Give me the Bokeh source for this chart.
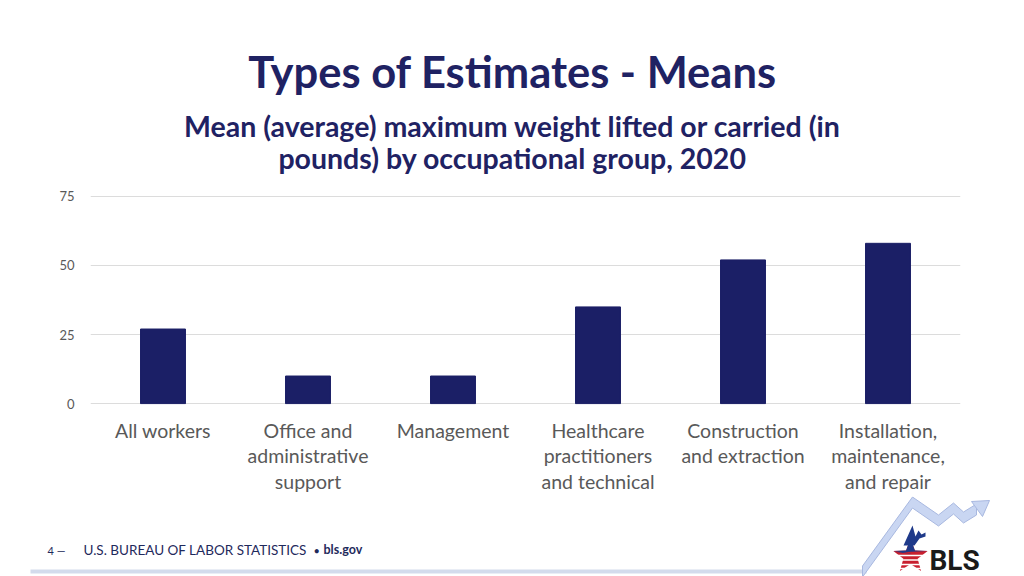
import math
from bokeh.plotting import figure
from bokeh.layouts import column
from bokeh.models import FactorRange, Range1d, FixedTicker
from bokeh.core.properties import value
from bokeh.embed import file_html
from bokeh.resources import INLINE

# ---- data ----
categories = [
    "All workers",
    "Office and\nadministrative\nsupport",
    "Management",
    "Healthcare\npractitioners\nand technical",
    "Construction\nand extraction",
    "Installation,\nmaintenance,\nand repair",
]
mean_weight = [27, 10, 10, 35, 52, 58]
y_ticks = [0, 25, 50, 75]

title_text = "Types of Estimates - Means"
subtitle_lines = ["Mean (average) maximum weight lifted or carried (in",
                  "pounds) by occupational group, 2020"]

NAVY = "#1b1f66"
TITLE = "#1f2263"
GRAY = "#595959"
FONT = "Lato"
W = 1024
HEAD_H = 180
FOOT_TOP = 496
BASE_K = 0.37   # empirical shift of the alphabetic baseline (fraction of font size)


def blank(height, y0, y1):
    f = figure(width=W, height=height, x_range=Range1d(0, W), y_range=Range1d(y1, y0),
               output_backend="svg", toolbar_location=None, title=None,
               x_axis_location=None, y_axis_location=None, frame_align=False,
               min_border=0, min_border_left=0, min_border_right=0,
               min_border_top=0, min_border_bottom=0)
    f.outline_line_color = None
    f.xgrid.visible = False
    f.ygrid.visible = False
    return f


def txt(f, x, base, s, size, color, font=FONT, style="normal", align="left"):
    f.text(x=[x], y=[base - BASE_K * size], text=[s], text_align=align,
           text_baseline="alphabetic", text_font=value(font), text_font_style=style,
           text_font_size=f"{size}px", text_color=color)


# ---- header ----
head = blank(HEAD_H, 0, HEAD_H)
txt(head, 512, 87, title_text, 43.5, TITLE, style="bold", align="center")
txt(head, 512, 136, subtitle_lines[0], 28.5, TITLE, style="bold", align="center")
txt(head, 512, 168, subtitle_lines[1], 28.5, TITLE, style="bold", align="center")

# ---- chart ----
MAIN_H = FOOT_TOP - HEAD_H
p = figure(x_range=FactorRange(*categories), y_range=Range1d(-0.3, 75.3),
           width=W, height=MAIN_H, output_backend="svg", toolbar_location=None,
           min_border_left=90, min_border_right=64, min_border_top=15,
           min_border_bottom=MAIN_H - (404 - HEAD_H))
p.outline_line_color = None

p.vbar(x=categories, top=mean_weight, width=0.31, fill_color=NAVY, line_color=NAVY)

p.xgrid.grid_line_color = None
p.ygrid.grid_line_color = "#dcdcdc"
p.ygrid.ticker = FixedTicker(ticks=y_ticks)

p.yaxis.ticker = FixedTicker(ticks=y_ticks)
p.yaxis.axis_line_color = None
p.yaxis.major_tick_line_color = None
p.yaxis.minor_tick_line_color = None
p.yaxis.major_label_text_font = FONT
p.yaxis.major_label_text_font_size = "13px"
p.yaxis.major_label_text_color = GRAY
p.yaxis.major_label_standoff = 10

p.xaxis.axis_line_color = None
p.xaxis.major_tick_line_color = None
p.xaxis.major_label_text_font = FONT
p.xaxis.major_label_text_font_size = "19.5px"
p.xaxis.major_label_text_color = GRAY
p.xaxis.major_label_standoff = 8
p.xaxis.major_label_text_line_height = 1.12

# ---- footer with logo ----
foot = blank(576 - FOOT_TOP, FOOT_TOP, 576)
FOOT = "#1f2a5c"
txt(foot, 47, 554, "4 \u2014", 11, FOOT)
txt(foot, 83, 554, "U.S. BUREAU OF LABOR STATISTICS", 13.5, FOOT)
txt(foot, 313, 554, "\u2022", 11, FOOT)
txt(foot, 323, 554, "bls.gov", 12.5, FOOT, style="bold")

line_pts = [(30, 569), (866, 569), (866, 573), (30, 573)]
foot.patch([a for a, b in line_pts], [b for a, b in line_pts], fill_color="#d3dbec",
           line_color=None)
center = [(862, 571), (912, 502), (938, 520), (953, 508), (963, 517), (976, 509)]
half = 5.5
band = [(a, b - half) for a, b in center] + [(a, b + half) for a, b in center][::-1]
foot.patch([a for a, b in band], [b for a, b in band], fill_color="#c9d6f2",
           line_color="#a8b8e0", line_width=1)
arrow_head = [(971, 501), (989, 500), (982, 516)]
foot.patch([a for a, b in arrow_head], [b for a, b in arrow_head], fill_color="#c9d6f2",
           line_color="#a8b8e0", line_width=1)

cx, cy, R, r = 910, 556, 18, 7.5
star = []
for k in range(10):
    ang = math.radians(90 + 36 * k)
    rad = R if k % 2 == 0 else r
    star.append((cx + rad * math.cos(ang), cy - rad * math.sin(ang)))
foot.patch([a for a, b in star], [b for a, b in star], fill_color="#c8202f", line_color=None)
for yy in [555, 559.5, 564, 568]:
    foot.line([cx - 16, cx + 16], [yy, yy], line_color="white", line_width=1.3)
blue = [star[8], star[9], star[0], star[1], star[2], (cx + 2, 553), (cx - 14, 552)]
foot.patch([a for a, b in blue], [b for a, b in blue], fill_color="#1f3a8a", line_color=None)
spike = [(903, 545), (912, 525), (915, 536), (918, 530), (921, 534), (925, 532),
         (925, 536), (919, 538), (914, 545)]
foot.patch([a for a, b in spike], [b for a, b in spike], fill_color="#1f3a8a", line_color=None)
txt(foot, 929, 570, "BLS", 28, "#1a1a1a", font="Roboto", style="bold")

layout = column(head, p, foot, spacing=0)
open("out.html", "w").write(file_html(layout, INLINE))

■ Set task: Leave out the pictures and repeat exactly the lines from the start of the material through the line that contains "y_ticks = [0, 25, 50, 75]", both included.

■ Answer:
Give me the Bokeh source for this chart.
import math
from bokeh.plotting import figure
from bokeh.layouts import column
from bokeh.models import FactorRange, Range1d, FixedTicker
from bokeh.core.properties import value
from bokeh.embed import file_html
from bokeh.resources import INLINE

# ---- data ----
categories = [
    "All workers",
    "Office and\nadministrative\nsupport",
    "Management",
    "Healthcare\npractitioners\nand technical",
    "Construction\nand extraction",
    "Installation,\nmaintenance,\nand repair",
]
mean_weight = [27, 10, 10, 35, 52, 58]
y_ticks = [0, 25, 50, 75]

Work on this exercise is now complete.